> [TASK DESCRIPTION]
Indicate only the number of lines in the listing below in which the word "this" appears.

[Entries with chart source code]

□ □ □ □ □ □ □

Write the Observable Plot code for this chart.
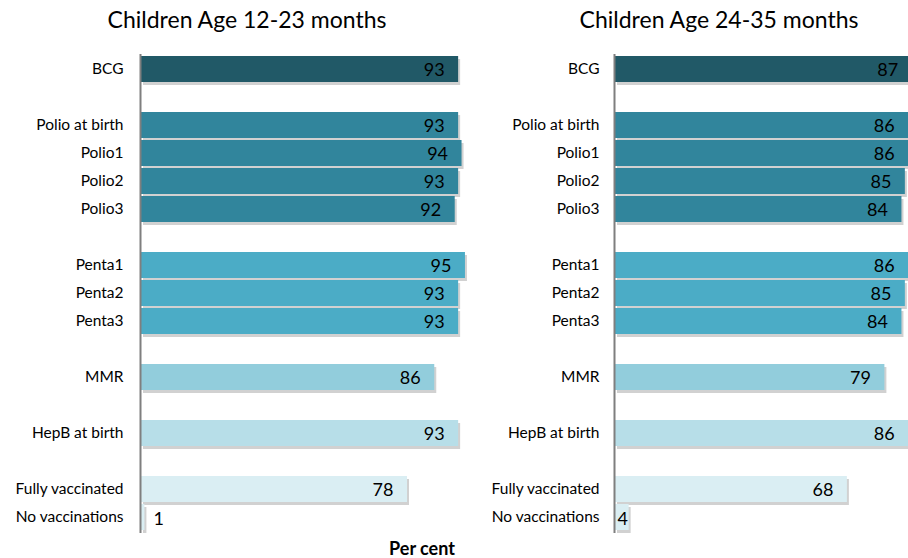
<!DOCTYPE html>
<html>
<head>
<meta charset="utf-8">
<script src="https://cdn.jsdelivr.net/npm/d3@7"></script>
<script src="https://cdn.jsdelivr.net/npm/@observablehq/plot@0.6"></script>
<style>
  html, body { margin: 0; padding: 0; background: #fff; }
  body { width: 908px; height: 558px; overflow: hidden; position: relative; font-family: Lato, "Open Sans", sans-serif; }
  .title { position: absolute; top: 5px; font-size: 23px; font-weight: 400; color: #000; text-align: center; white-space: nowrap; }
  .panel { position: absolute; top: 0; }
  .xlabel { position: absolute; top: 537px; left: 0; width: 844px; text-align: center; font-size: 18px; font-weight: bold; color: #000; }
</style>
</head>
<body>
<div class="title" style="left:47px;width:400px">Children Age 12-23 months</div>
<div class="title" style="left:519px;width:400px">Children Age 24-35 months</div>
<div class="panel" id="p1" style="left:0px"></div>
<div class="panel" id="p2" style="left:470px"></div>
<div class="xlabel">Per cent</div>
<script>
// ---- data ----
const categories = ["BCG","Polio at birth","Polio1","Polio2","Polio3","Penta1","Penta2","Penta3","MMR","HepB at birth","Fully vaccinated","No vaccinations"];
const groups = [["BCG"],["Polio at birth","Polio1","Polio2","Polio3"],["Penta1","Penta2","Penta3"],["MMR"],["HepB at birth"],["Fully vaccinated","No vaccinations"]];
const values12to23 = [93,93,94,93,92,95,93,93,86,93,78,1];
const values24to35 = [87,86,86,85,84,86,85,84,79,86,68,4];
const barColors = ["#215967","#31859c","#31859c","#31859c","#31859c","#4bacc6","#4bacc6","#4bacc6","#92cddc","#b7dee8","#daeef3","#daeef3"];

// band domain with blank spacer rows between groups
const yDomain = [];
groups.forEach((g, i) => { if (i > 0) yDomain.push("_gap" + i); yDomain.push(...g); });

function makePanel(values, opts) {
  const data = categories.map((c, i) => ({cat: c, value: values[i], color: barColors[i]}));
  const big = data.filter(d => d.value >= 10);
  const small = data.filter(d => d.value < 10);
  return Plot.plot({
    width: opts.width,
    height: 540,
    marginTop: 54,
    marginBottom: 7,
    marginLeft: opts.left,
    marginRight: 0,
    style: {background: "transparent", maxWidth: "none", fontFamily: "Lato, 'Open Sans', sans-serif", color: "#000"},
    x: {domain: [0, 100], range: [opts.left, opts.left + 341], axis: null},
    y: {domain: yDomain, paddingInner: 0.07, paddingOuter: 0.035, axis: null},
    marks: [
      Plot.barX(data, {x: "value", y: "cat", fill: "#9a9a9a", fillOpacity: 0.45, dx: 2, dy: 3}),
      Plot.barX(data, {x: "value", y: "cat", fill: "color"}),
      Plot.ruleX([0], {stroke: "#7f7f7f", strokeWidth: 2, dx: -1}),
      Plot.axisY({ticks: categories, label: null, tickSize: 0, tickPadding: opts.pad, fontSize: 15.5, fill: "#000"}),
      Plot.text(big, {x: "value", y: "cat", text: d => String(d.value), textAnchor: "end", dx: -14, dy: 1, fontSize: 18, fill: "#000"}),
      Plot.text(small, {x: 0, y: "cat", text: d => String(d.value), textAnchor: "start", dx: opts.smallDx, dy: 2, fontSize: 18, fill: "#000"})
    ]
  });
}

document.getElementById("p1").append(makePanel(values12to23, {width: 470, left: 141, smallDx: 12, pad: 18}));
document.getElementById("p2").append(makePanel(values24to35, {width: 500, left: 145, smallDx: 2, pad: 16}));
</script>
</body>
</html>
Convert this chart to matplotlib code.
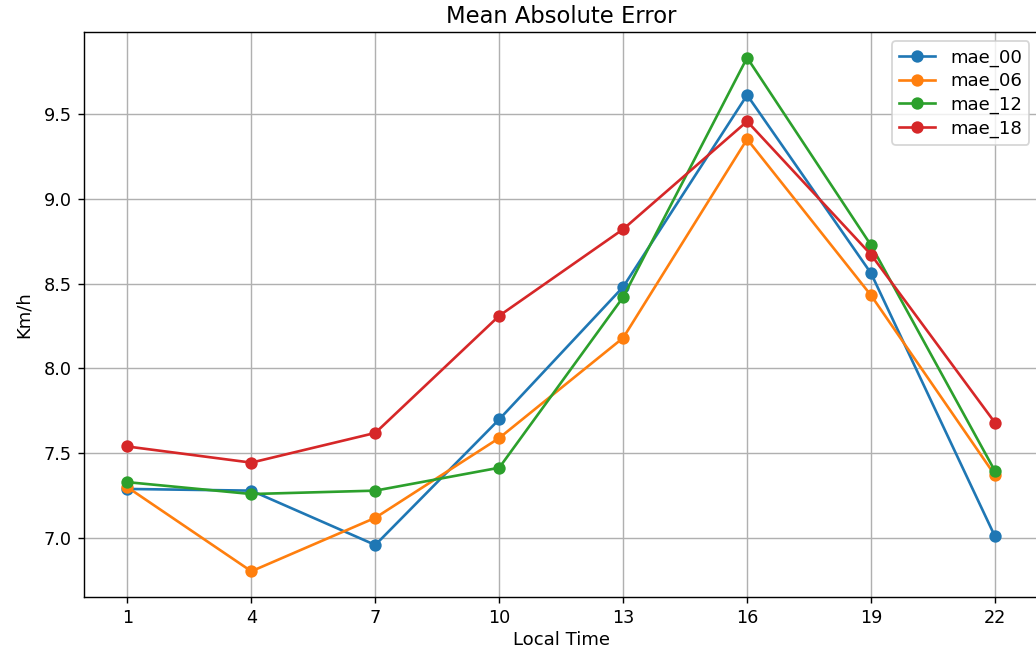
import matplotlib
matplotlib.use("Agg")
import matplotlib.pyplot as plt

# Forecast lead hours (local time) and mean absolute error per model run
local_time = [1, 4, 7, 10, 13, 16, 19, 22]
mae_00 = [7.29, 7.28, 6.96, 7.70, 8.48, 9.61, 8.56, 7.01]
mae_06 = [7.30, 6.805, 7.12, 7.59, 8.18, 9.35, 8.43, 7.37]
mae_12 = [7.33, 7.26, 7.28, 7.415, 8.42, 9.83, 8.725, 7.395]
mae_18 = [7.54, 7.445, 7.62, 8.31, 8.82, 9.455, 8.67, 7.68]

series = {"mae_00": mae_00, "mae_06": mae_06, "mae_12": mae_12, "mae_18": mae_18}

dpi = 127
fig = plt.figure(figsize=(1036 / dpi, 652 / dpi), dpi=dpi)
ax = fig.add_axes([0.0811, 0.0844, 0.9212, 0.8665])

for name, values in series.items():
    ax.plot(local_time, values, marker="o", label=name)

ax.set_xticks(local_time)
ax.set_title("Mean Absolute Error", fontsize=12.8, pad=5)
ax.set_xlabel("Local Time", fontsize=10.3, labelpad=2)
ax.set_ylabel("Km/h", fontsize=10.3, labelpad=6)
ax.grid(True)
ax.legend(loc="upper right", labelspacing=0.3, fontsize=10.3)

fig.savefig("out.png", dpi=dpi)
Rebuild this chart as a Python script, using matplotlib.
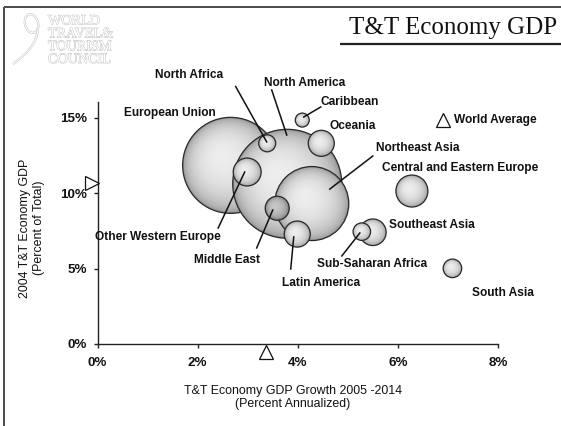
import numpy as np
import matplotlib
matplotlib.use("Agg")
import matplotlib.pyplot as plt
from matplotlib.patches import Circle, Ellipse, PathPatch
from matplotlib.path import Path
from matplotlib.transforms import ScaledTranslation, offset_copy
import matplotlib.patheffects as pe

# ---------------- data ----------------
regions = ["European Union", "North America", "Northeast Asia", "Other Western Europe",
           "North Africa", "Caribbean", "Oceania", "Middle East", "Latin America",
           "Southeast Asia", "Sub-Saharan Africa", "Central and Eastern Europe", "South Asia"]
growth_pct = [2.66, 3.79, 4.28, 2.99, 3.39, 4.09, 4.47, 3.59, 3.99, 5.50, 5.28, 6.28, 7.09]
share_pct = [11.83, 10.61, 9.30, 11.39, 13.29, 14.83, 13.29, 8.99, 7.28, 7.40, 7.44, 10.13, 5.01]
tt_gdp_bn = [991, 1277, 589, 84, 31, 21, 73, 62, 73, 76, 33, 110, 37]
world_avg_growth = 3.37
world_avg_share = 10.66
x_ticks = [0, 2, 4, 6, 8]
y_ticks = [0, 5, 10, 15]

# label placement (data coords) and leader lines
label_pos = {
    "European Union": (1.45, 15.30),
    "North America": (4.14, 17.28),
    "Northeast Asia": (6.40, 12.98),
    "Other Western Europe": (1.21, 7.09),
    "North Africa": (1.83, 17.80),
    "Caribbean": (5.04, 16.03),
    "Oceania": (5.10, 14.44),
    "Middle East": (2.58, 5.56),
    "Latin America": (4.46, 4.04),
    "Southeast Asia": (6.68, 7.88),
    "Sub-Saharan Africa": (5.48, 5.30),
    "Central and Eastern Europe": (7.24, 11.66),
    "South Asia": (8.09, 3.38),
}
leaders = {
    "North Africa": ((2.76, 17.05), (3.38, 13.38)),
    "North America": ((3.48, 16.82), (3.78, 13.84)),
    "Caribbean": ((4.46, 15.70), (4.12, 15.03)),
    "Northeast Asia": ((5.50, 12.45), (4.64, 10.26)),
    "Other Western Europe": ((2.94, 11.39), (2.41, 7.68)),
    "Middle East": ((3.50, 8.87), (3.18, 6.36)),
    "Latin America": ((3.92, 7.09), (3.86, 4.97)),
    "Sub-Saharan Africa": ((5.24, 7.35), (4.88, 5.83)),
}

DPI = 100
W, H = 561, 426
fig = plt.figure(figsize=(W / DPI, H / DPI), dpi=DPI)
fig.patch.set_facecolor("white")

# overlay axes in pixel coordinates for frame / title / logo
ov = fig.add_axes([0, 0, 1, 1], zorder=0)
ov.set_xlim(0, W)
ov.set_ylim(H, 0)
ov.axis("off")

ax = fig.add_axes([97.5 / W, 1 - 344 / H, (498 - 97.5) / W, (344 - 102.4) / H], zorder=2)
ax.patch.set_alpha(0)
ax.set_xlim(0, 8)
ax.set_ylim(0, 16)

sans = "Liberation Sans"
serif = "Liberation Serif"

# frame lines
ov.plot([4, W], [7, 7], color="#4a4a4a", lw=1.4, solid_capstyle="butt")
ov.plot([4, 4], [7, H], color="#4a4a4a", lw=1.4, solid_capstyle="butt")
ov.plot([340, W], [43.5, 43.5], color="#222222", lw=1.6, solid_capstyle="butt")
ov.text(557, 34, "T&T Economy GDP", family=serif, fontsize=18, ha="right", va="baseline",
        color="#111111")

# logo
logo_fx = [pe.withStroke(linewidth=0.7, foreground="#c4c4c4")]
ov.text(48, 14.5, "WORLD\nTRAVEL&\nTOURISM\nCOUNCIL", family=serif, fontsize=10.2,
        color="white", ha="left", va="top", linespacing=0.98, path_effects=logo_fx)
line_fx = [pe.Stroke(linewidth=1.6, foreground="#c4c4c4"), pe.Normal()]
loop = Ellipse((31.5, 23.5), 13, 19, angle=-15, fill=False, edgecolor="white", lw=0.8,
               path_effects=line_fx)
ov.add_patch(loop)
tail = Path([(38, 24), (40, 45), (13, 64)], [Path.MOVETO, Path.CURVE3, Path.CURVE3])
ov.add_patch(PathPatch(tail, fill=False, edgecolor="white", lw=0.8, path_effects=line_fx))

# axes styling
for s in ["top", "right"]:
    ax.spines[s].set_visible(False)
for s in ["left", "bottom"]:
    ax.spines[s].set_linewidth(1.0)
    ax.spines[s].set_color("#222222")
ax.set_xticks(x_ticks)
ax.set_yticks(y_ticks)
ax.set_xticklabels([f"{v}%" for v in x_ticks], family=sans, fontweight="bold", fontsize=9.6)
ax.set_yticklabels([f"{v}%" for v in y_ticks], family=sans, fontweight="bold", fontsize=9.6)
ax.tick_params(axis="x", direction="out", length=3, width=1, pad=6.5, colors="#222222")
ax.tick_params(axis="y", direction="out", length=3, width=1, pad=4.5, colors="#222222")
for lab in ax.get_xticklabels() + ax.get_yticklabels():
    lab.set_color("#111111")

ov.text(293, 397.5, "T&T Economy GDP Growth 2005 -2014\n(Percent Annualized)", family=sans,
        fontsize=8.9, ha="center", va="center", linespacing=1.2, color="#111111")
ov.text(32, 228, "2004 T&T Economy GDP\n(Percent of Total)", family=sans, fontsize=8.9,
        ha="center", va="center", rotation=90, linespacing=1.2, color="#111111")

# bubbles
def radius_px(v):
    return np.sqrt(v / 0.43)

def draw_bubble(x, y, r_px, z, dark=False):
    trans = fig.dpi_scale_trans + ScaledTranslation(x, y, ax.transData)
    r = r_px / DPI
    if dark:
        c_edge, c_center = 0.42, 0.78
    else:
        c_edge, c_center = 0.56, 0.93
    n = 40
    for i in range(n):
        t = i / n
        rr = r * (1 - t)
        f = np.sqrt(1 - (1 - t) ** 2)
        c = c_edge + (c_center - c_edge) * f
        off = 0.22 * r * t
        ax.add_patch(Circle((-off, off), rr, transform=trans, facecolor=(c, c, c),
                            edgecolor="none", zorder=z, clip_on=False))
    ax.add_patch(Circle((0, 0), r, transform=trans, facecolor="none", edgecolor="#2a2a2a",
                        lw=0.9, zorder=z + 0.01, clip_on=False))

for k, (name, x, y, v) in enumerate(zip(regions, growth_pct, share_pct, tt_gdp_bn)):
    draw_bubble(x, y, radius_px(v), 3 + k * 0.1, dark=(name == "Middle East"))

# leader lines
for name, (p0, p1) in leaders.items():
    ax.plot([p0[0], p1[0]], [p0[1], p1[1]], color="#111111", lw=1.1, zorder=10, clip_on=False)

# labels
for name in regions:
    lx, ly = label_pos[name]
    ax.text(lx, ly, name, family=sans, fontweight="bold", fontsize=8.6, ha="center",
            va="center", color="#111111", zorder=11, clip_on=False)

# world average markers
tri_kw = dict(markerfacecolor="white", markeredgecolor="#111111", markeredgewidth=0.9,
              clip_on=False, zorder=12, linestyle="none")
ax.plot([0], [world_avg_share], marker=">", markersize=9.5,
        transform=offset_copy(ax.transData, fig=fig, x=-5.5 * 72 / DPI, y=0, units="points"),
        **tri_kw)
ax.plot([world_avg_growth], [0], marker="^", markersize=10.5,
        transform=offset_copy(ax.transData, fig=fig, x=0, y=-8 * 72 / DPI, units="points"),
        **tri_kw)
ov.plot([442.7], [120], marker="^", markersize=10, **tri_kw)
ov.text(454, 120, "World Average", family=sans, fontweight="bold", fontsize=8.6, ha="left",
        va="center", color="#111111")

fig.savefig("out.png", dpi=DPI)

□ □ □ □ □ □ □

> [SOLUTION BELOW]
3